The 1967 certified map of Sax No. 8 portrayed the abandoned mine workings of the McKenzie mine, while the 1968 certified map did not. Apparently a copy of this 1968 map or a map very similar, which also did not depict the nearby abandoned mine, hung in the mining office on the date of the Saxsewell inundation. Frank Davis, the Sax No. 8 mine foreman and superintendent, relied upon this office map in his work. He testified that if he had been aware of the proximity of the McKenzie mine he would have placed drill holes in advance of the mining as a safety precaution. Such procedure would have led to the safe discovery of the exact location of the abandoned mine.

In any event, on May 6, 1968, the miners working inside the Sax No. 8 mine were unaware that they were anywhere near the abandoned McKenzie mine filled with water. When a continuous mining machine in Sax No. 8 cut through into the McKenzies' abandoned mine, an estimated thirty-five million gallons of water poured into the Sax No. 8 mine killing four men, three of whom were the plaintiffs' husbands.

Several issues were raised by the pleadings and the evidence presented at the lengthy trial. These issues primarily dealt with whether the various defendants were guilty of negligence and whether their alleged negligence proximately caused or contributed to the mine disaster.

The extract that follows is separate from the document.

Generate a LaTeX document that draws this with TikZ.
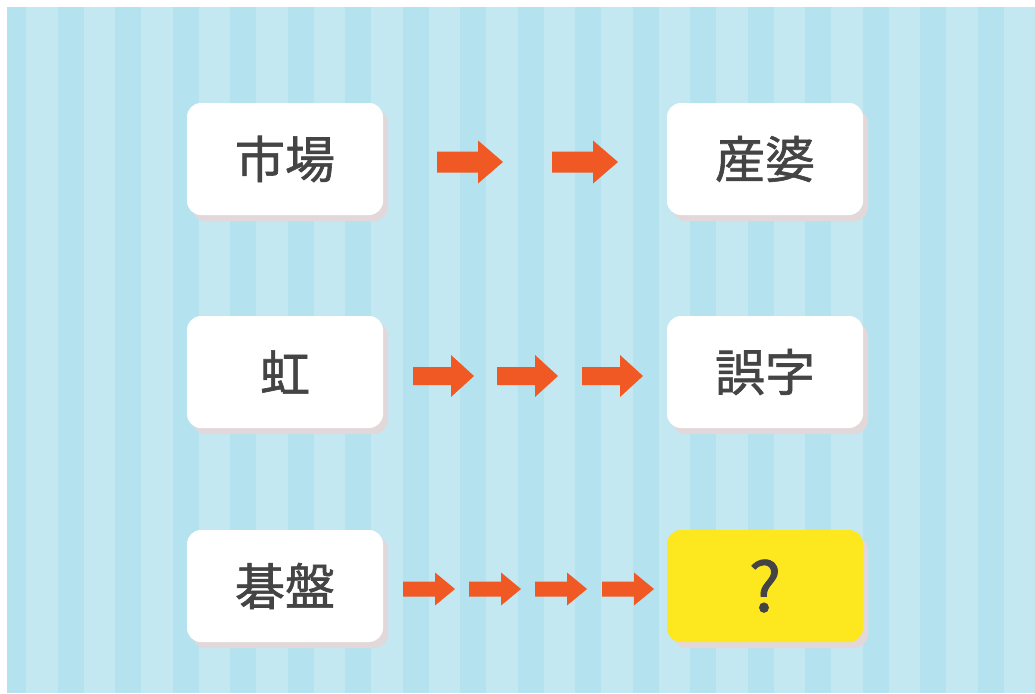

Following the plaintiffs' presentation of their case, the defendants moved for directed verdicts; the trial court overruled the defense motions as to all defendants except Carl C. Holbert, whom the court rules not to be causally connected with the disaster. The case against all of the other defendants thereafter went to the jury which returned a verdict for the remaining defendants. The plaintiffs filed a motion requesting the court to set aside the verdict, to direct a verdict for the plaintiffs and to grant plaintiffs a new trial on the question of damages alone, or in the alternative to set aside the verdict and to award plaintiffs a new trial. The trial court overruled this motion and entered final judgment for the defendants by its order of January 15, 1972.